Md. given high marks on economy But report ranking state 2nd in U.S. is too rosy, critics say


Despite suffering repeated budget shortfalls and the nation's fifth-worst rate of job loss last year, Maryland still had the second-best economy in the country, according to a Washington consulting firm.

But several economists have criticized the report for painting too rosy a picture of an economy that is trying to shake off the effects of a recession that was deeper and longer than anyone had predicted.

The Corporation for Economic Development (CFED), which each year issues a report card ranking the states' economies, said only Colorado had a better economy than Maryland in 1992, though Utah and Washington also tied for second place. The report card, released today, ranks states according to three categories: economic performance, business vitality and development capacity.

In economic performance, Maryland scored an "A" and ranked fifth, down from second in 1991, because of "strong job earnings, a low poverty rate and fairly equal income distribution," according to the CFED, a nonprofit economic research and consulting organization.

"Maryland claims top-notch technology resources and a strong infrastructure," which contributed to its sixth-place rank, up from ninth the year before, in development capacity, said the company. "Nonetheless, human and financial resources are only fair."

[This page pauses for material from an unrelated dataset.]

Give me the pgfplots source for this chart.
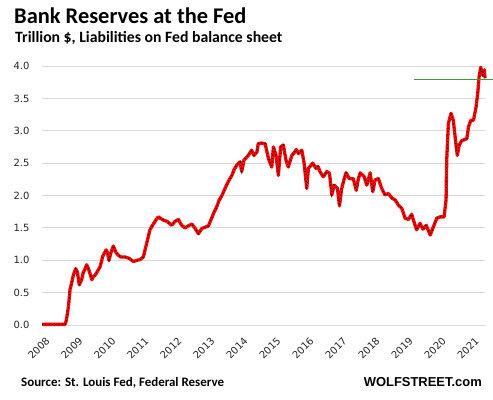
\documentclass[border=0pt]{standalone}
\usepackage{fontspec}
\setmainfont{Carlito}
\newfontfamily\tickfont{DejaVu Sans}
\newfontfamily\arialfont{Liberation Sans}
\usepackage{pgfplots}
\pgfplotsset{compat=1.18}
\usepackage{pgfplotstable}
\definecolor{gridgray}{RGB}{217,217,217}
\definecolor{lgreen}{RGB}{60,155,60}
\pgfplotstableread{
t v
2008.00 0.01
2008.30 0.01
2008.70 0.01
2008.74 0.08
2008.80 0.28
2008.85 0.55
2008.89 0.63
2008.95 0.77
2009.02 0.87
2009.07 0.82
2009.13 0.62
2009.20 0.70
2009.25 0.81
2009.30 0.86
2009.35 0.93
2009.40 0.88
2009.45 0.80
2009.51 0.70
2009.56 0.75
2009.61 0.77
2009.67 0.82
2009.76 0.90
2009.84 1.06
2009.94 1.16
2009.98 1.12
2010.03 1.00
2010.09 1.12
2010.16 1.22
2010.24 1.12
2010.31 1.08
2010.39 1.05
2010.52 1.05
2010.64 1.03
2010.77 0.98
2010.88 1.00
2010.97 1.01
2011.07 1.05
2011.17 1.26
2011.27 1.47
2011.36 1.55
2011.45 1.62
2011.52 1.67
2011.61 1.64
2011.68 1.62
2011.79 1.60
2011.93 1.54
2012.03 1.60
2012.13 1.63
2012.23 1.54
2012.33 1.50
2012.43 1.53
2012.54 1.56
2012.64 1.49
2012.74 1.41
2012.84 1.49
2012.94 1.51
2013.04 1.53
2013.14 1.65
2013.21 1.74
2013.29 1.82
2013.36 1.92
2013.45 2.00
2013.52 2.08
2013.60 2.17
2013.67 2.24
2013.75 2.31
2013.82 2.40
2013.90 2.47
2014.00 2.52
2014.05 2.37
2014.12 2.55
2014.18 2.58
2014.25 2.62
2014.30 2.66
2014.35 2.70
2014.42 2.62
2014.51 2.67
2014.55 2.80
2014.64 2.81
2014.76 2.80
2014.86 2.57
2014.96 2.44
2015.01 2.75
2015.09 2.62
2015.16 2.31
2015.23 2.75
2015.31 2.78
2015.39 2.55
2015.46 2.44
2015.57 2.62
2015.64 2.66
2015.70 2.71
2015.77 2.65
2015.87 2.70
2015.94 2.50
2016.02 2.11
2016.07 2.42
2016.14 2.46
2016.20 2.50
2016.30 2.42
2016.36 2.45
2016.42 2.37
2016.52 2.29
2016.63 2.37
2016.71 2.34
2016.78 2.01
2016.85 2.16
2016.95 2.11
2017.01 1.84
2017.08 2.11
2017.15 2.25
2017.21 2.35
2017.31 2.26
2017.43 2.26
2017.52 2.08
2017.58 2.25
2017.64 2.35
2017.76 2.29
2017.84 2.16
2017.94 2.35
2018.02 2.06
2018.09 2.24
2018.19 2.26
2018.29 2.11
2018.39 2.01
2018.49 2.03
2018.60 1.96
2018.70 1.93
2018.80 1.85
2018.90 1.80
2019.00 1.65
2019.10 1.63
2019.20 1.71
2019.25 1.62
2019.35 1.47
2019.45 1.57
2019.54 1.48
2019.64 1.54
2019.76 1.39
2019.86 1.52
2019.96 1.65
2020.06 1.67
2020.18 1.67
2020.24 1.93
2020.26 2.55
2020.31 3.11
2020.39 3.27
2020.46 3.16
2020.52 2.88
2020.58 2.62
2020.64 2.78
2020.72 2.85
2020.79 2.86
2020.87 2.88
2020.92 3.06
2020.99 3.16
2021.07 3.16
2021.15 3.37
2021.20 3.58
2021.24 3.83
2021.29 3.98
2021.35 3.86
2021.40 3.94
2021.42 3.81
}\reserves
\begin{document}
\begin{tikzpicture}[x=1bp,y=1bp]
\useasboundingbox (0,0) rectangle (493,399);
\begin{axis}[
  at={(42bp,74bp)}, anchor=south west,
  scale only axis, width=443bp, height=259bp,
  xmin=2008, xmax=2021.42, ymin=0, ymax=4,
  clip=false,
  axis line style={draw=none},
  major tick length=0pt,
  ymajorgrids, grid style={gridgray, line width=0.9bp},
  ytick={0,0.5,...,4},
  yticklabel style={/pgf/number format/fixed, /pgf/number format/fixed zerofill, /pgf/number format/precision=1, xshift=-9bp},
  /pgf/number format/assume math mode=true,
  ticklabel style={font=\tickfont\fontsize{10}{12}\selectfont, text=black!85},
  xtick={2008,2009,2010,2011,2012,2013,2014,2015,2016,2017,2018,2019,2020,2021},
  xticklabels={2008,2009,2010,2011,2012,2013,2014,2015,2016,2017,2018,2019,2020,2021},
  xticklabel style={rotate=45, anchor=east, inner sep=0pt, xshift=-5.7bp, yshift=-14.1bp},
]
\addplot[red, line width=3.3bp, line join=round, no markers] table[x=t,y=v]{\reserves};
\addplot[black, line width=1.1bp, dash pattern=on 0.9bp off 2.4bp, no markers] table[x=t,y=v]{\reserves};
\addplot[lgreen, line width=0.9bp, no markers] coordinates {(2019.27,3.8) (2021.67,3.8)};
\end{axis}
\node[anchor=base west, inner sep=0pt, font=\bfseries\fontsize{22.5}{26}\selectfont] at (14,376) {Bank Reserves at the Fed};
\node[anchor=base west, inner sep=0pt, font=\bfseries\fontsize{15.8}{18}\selectfont] at (15,357) {Trillion \$, Liabilities on Fed balance sheet};
\node[anchor=base west, inner sep=0pt, font=\bfseries\fontsize{13}{15}\selectfont] at (21,13) {Source: St. Louis Fed, Federal Reserve};
\node[anchor=base east, inner sep=0pt, font=\arialfont\bfseries\fontsize{13}{15}\selectfont] at (482,13) {WOLFSTREET.com};
\end{tikzpicture}
\end{document}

Only in the third category, business vitality, did Maryland drop a grade from the year before, falling to a "C," or 28th place, from a "B," or 20th place. Business vitality includes the competitiveness of existing businesses, the state's entrepreneurial energy and the economy's diversity.

The high overall grades might seem odd in light of Maryland's struggle with the recession last year.

The federal Bureau of Labor Statistics reported last week, for example, that the state lost 21,200 jobs in 1992, the fifth-worst performance in the nation. State and local governments, meanwhile, were hit with a series of painful budget cutbacks in the past few years as individual and corporate income taxes fell far short of original estimates.

"I think that the report generally overstates the economic development environment in Maryland in relation to other states because there are certain things they do not measure that are not readily quantifiable," said economist Michael Conte, director of the University of Baltimore's regional economic studies program.

Maryland is sorely lacking in educational quality, transportation spending and a general willingness by state officials to pull out the stops in attracting companies to Maryland, Mr. Conte said.

Other economists have questioned the CFED report card's high grades for states such as Massachusetts, clearly one of the hardest hit by the latest recession.

The Maryland economy's weakest points were its air quality (46th place), which isn't included in the final grades, and the ratio of business loans to total loans (42nd place) as well as the rate of business closings (42nd place), both of which are included in the grading.